(Records with drawing code)
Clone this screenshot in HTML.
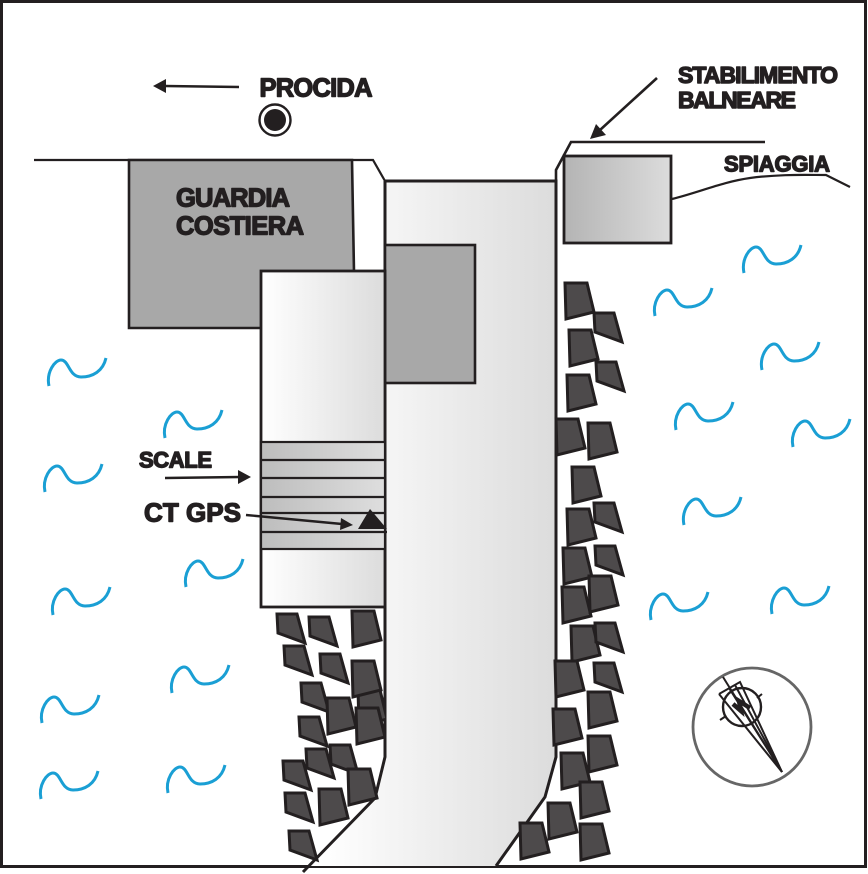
<!DOCTYPE html>
<html><head><meta charset="utf-8"><style>
html,body{margin:0;padding:0;background:#fff;width:868px;height:874px;overflow:hidden}
svg{display:block}
text{font-family:"Liberation Sans",sans-serif;font-weight:bold;fill:#231f20;stroke:#231f20;stroke-width:1.4px;stroke-linejoin:round}
</style></head><body>
<svg width="868" height="874" viewBox="0 0 868 874" xmlns="http://www.w3.org/2000/svg">
<defs>
<linearGradient id="pier" gradientUnits="userSpaceOnUse" x1="320" y1="0" x2="556" y2="0"><stop offset="0" stop-color="#fff"/><stop offset="1" stop-color="#dcdcdc"/></linearGradient>
<linearGradient id="pont" gradientUnits="userSpaceOnUse" x1="261" y1="0" x2="385" y2="0"><stop offset="0" stop-color="#fff"/><stop offset="1" stop-color="#dcdcdc"/></linearGradient>
<linearGradient id="scale" gradientUnits="userSpaceOnUse" x1="261" y1="0" x2="385" y2="0"><stop offset="0" stop-color="#bdbdbd"/><stop offset="1" stop-color="#dedede"/></linearGradient>
<linearGradient id="stab" gradientUnits="userSpaceOnUse" x1="564" y1="0" x2="671" y2="0"><stop offset="0" stop-color="#b4b4b4"/><stop offset="1" stop-color="#dcdcdc"/></linearGradient>
<clipPath id="lc"><rect x="0" y="600" width="386" height="274"/></clipPath>
<polygon id="a" points="1,0 23,0 30,29 2,36" fill="#4d4a4b" stroke="#231f20" stroke-width="3"/>
<polygon id="b" points="1,0 21,0 29,29 2,19" fill="#4d4a4b" stroke="#231f20" stroke-width="3"/>
<path id="w" d="M1,0 C-2,-14 7,-26 13,-26 C21,-26 21,-9 33,-9 C45,-9 55,-15 58,-28" fill="none" stroke="#1a9fd4" stroke-width="3"/>
</defs>

<rect x="1.5" y="1.5" width="864" height="865" fill="#fff" stroke="#231f20" stroke-width="3"/>

<!-- coast -->
<path d="M34,160 H373 L385,181" fill="none" stroke="#231f20" stroke-width="2.2"/>
<path d="M556,181 V170 L571,142 H765" fill="none" stroke="#231f20" stroke-width="2.6"/>

<!-- guardia -->
<polygon points="129,160 352,160 354,272 354,328 129,328" fill="#a8a8a8" stroke="#231f20" stroke-width="2.6"/>

<!-- pier -->
<polygon points="385,181 556,181 556,757 545,797 496,866 310,866 375,798 385,757" fill="url(#pier)"/>
<path d="M385,181 H556 V757 L545,797 L496,866" fill="none" stroke="#231f20" stroke-width="3"/>
<path d="M385,181 V757 L375,798 L303,872" fill="none" stroke="#231f20" stroke-width="3"/>
<rect x="385" y="245" width="90" height="138" fill="#a8a8a8" stroke="#231f20" stroke-width="2.6"/>

<!-- pontoon -->
<rect x="261" y="271" width="124" height="336" fill="url(#pont)" stroke="#231f20" stroke-width="2.8"/>
<rect x="261" y="442" width="124" height="107" fill="url(#scale)" stroke="#231f20" stroke-width="2.2"/>
<path d="M261,460 H385 M261,478 H385 M261,497 H385 M261,513 H385 M261,532 H387" stroke="#231f20" stroke-width="2.2" fill="none"/>
<polygon points="370,509 358,529 387,529" fill="#231f20"/>

<!-- stabilimento -->
<rect x="564" y="156" width="107" height="87" fill="url(#stab)" stroke="#231f20" stroke-width="2.8"/>
<path d="M672,199 C700,192 722,182 750,178 C780,174 805,175 826,175 L850,187" fill="none" stroke="#231f20" stroke-width="2.2"/>

<!-- left rocks -->
<g clip-path="url(#lc)">
<use href="#b" x="276" y="614"/><use href="#b" x="308" y="617"/><use href="#a" x="351" y="611"/>
<use href="#b" x="283" y="646"/><use href="#b" x="319" y="654"/>
<use href="#a" x="357" y="690"/><use href="#a" x="351" y="661"/>
<use href="#b" x="300" y="683"/><use href="#a" x="326" y="698"/><use href="#a" x="355" y="708"/>
<use href="#b" x="298" y="717"/><use href="#b" x="329" y="745"/><use href="#b" x="305" y="749"/>
<use href="#b" x="282" y="761"/><use href="#a" x="347" y="769"/><use href="#b" x="284" y="793"/>
<use href="#a" x="318" y="789"/><use href="#b" x="288" y="831"/>
</g>

<!-- right rocks -->
<use href="#a" x="564" y="283"/><use href="#b" x="593" y="313"/><use href="#a" x="568" y="330"/>
<use href="#b" x="595" y="362"/><use href="#a" x="566" y="375"/><use href="#a" x="555" y="419"/>
<use href="#a" x="587" y="423"/><use href="#a" x="571" y="467"/><use href="#a" x="566" y="509"/>
<use href="#b" x="593" y="503"/><use href="#a" x="562" y="548"/><use href="#b" x="594" y="546"/>
<use href="#a" x="561" y="587"/><use href="#a" x="588" y="576"/><use href="#a" x="570" y="626"/>
<use href="#b" x="594" y="623"/><use href="#a" x="554" y="661"/><use href="#b" x="593" y="663"/>
<use href="#a" x="587" y="692"/><use href="#a" x="552" y="709"/><use href="#a" x="587" y="736"/>
<use href="#a" x="560" y="753"/><use href="#a" x="579" y="782"/><use href="#a" x="547" y="803"/>
<use href="#a" x="519" y="823"/><use href="#a" x="579" y="824"/>

<!-- waves -->
<use href="#w" x="654" y="316"/><use href="#w" x="743" y="273"/><use href="#w" x="761" y="370"/>
<use href="#w" x="675" y="430"/><use href="#w" x="792" y="447"/><use href="#w" x="683" y="525"/>
<use href="#w" x="650" y="620"/><use href="#w" x="771" y="614"/><use href="#w" x="48" y="386"/>
<use href="#w" x="164" y="438"/><use href="#w" x="44" y="492"/><use href="#w" x="185" y="587"/>
<use href="#w" x="52" y="615"/><use href="#w" x="171" y="693"/><use href="#w" x="41" y="723"/>
<use href="#w" x="40" y="799"/><use href="#w" x="167" y="793"/>

<!-- arrows -->
<path d="M239,87 L165,86" stroke="#231f20" stroke-width="2.4" fill="none"/>
<polygon points="153,86 166,79 166,93" fill="#231f20"/>
<path d="M657,78 L600,130" stroke="#231f20" stroke-width="2.6" fill="none"/>
<polygon points="590,139 596,124 606,135" fill="#231f20"/>
<path d="M165,478 L240,477" stroke="#231f20" stroke-width="2.4" fill="none"/>
<polygon points="251,477 238,470 238,484" fill="#231f20"/>
<path d="M246,515 L342,524" stroke="#231f20" stroke-width="2.4" fill="none"/>
<polygon points="353,525 341,518 340,530" fill="#231f20"/>

<!-- procida target -->
<circle cx="275" cy="120" r="15.5" fill="#fff" stroke="#231f20" stroke-width="2.4"/>
<circle cx="275" cy="120" r="11" fill="#231f20"/>

<!-- compass -->
<circle cx="752" cy="727" r="59" fill="#fff" stroke="#666" stroke-width="2.8"/>
<g fill="none" stroke="#231f20" stroke-width="2">
<circle cx="742" cy="707" r="19" stroke-width="2.4"/>
<path d="M723,677 L782,772"/>
<path d="M719,694 L740,682 L782,772 L719,694"/>
<path d="M729,688 L782,772 M735,685 L782,772"/>
<path d="M762,694 L757,698 M720,720 L726,716"/>
<path d="M733,704 L741,711 L739,701 L750,708" stroke-width="4.5"/>
</g>

<!-- labels -->
<text x="259.5" y="96.5" font-size="25.5" textLength="113" lengthAdjust="spacing">PROCIDA</text>
<text x="176" y="206.5" font-size="25.5" textLength="114" lengthAdjust="spacing">GUARDIA</text>
<text x="176" y="234.5" font-size="25.5" textLength="128" lengthAdjust="spacing">COSTIERA</text>
<text x="678" y="83" font-size="23" textLength="160" lengthAdjust="spacing">STABILIMENTO</text>
<text x="678" y="108" font-size="23" textLength="118" lengthAdjust="spacing">BALNEARE</text>
<text x="724" y="171.5" font-size="22" textLength="106" lengthAdjust="spacing">SPIAGGIA</text>
<text x="139" y="467.5" font-size="22" textLength="73" lengthAdjust="spacing">SCALE</text>
<text x="144" y="521.5" font-size="26" textLength="97" lengthAdjust="spacing">CT GPS</text>
</svg>
</body></html>
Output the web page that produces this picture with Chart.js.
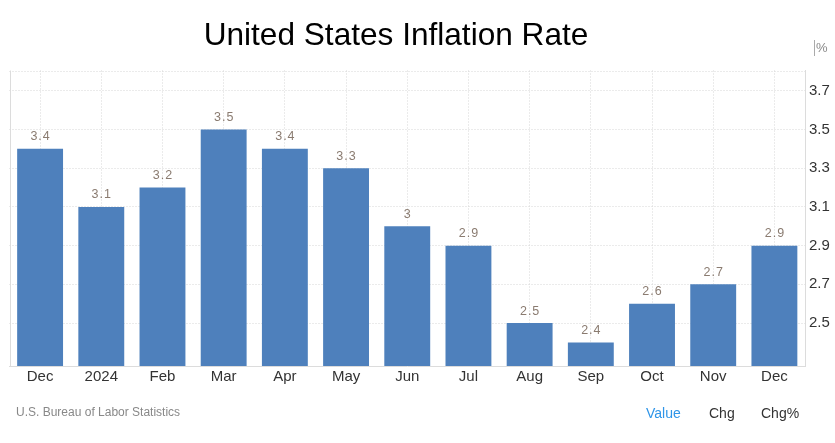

> Problem to solve
Please repeat exactly the data above from its first line to the line that contains "352,160 354,272 354,328", inclusive, and leave every picture out.

> Result for this exercise
Clone this screenshot in HTML.
<!DOCTYPE html>
<html><head><meta charset="utf-8"><style>
html,body{margin:0;padding:0;background:#fff;width:868px;height:874px;overflow:hidden}
svg{display:block}
text{font-family:"Liberation Sans",sans-serif;font-weight:bold;fill:#231f20;stroke:#231f20;stroke-width:1.4px;stroke-linejoin:round}
</style></head><body>
<svg width="868" height="874" viewBox="0 0 868 874" xmlns="http://www.w3.org/2000/svg">
<defs>
<linearGradient id="pier" gradientUnits="userSpaceOnUse" x1="320" y1="0" x2="556" y2="0"><stop offset="0" stop-color="#fff"/><stop offset="1" stop-color="#dcdcdc"/></linearGradient>
<linearGradient id="pont" gradientUnits="userSpaceOnUse" x1="261" y1="0" x2="385" y2="0"><stop offset="0" stop-color="#fff"/><stop offset="1" stop-color="#dcdcdc"/></linearGradient>
<linearGradient id="scale" gradientUnits="userSpaceOnUse" x1="261" y1="0" x2="385" y2="0"><stop offset="0" stop-color="#bdbdbd"/><stop offset="1" stop-color="#dedede"/></linearGradient>
<linearGradient id="stab" gradientUnits="userSpaceOnUse" x1="564" y1="0" x2="671" y2="0"><stop offset="0" stop-color="#b4b4b4"/><stop offset="1" stop-color="#dcdcdc"/></linearGradient>
<clipPath id="lc"><rect x="0" y="600" width="386" height="274"/></clipPath>
<polygon id="a" points="1,0 23,0 30,29 2,36" fill="#4d4a4b" stroke="#231f20" stroke-width="3"/>
<polygon id="b" points="1,0 21,0 29,29 2,19" fill="#4d4a4b" stroke="#231f20" stroke-width="3"/>
<path id="w" d="M1,0 C-2,-14 7,-26 13,-26 C21,-26 21,-9 33,-9 C45,-9 55,-15 58,-28" fill="none" stroke="#1a9fd4" stroke-width="3"/>
</defs>

<rect x="1.5" y="1.5" width="864" height="865" fill="#fff" stroke="#231f20" stroke-width="3"/>

<!-- coast -->
<path d="M34,160 H373 L385,181" fill="none" stroke="#231f20" stroke-width="2.2"/>
<path d="M556,181 V170 L571,142 H765" fill="none" stroke="#231f20" stroke-width="2.6"/>

<!-- guardia -->
<polygon points="129,160 352,160 354,272 354,328 129,328" fill="#a8a8a8" stroke="#231f20" stroke-width="2.6"/>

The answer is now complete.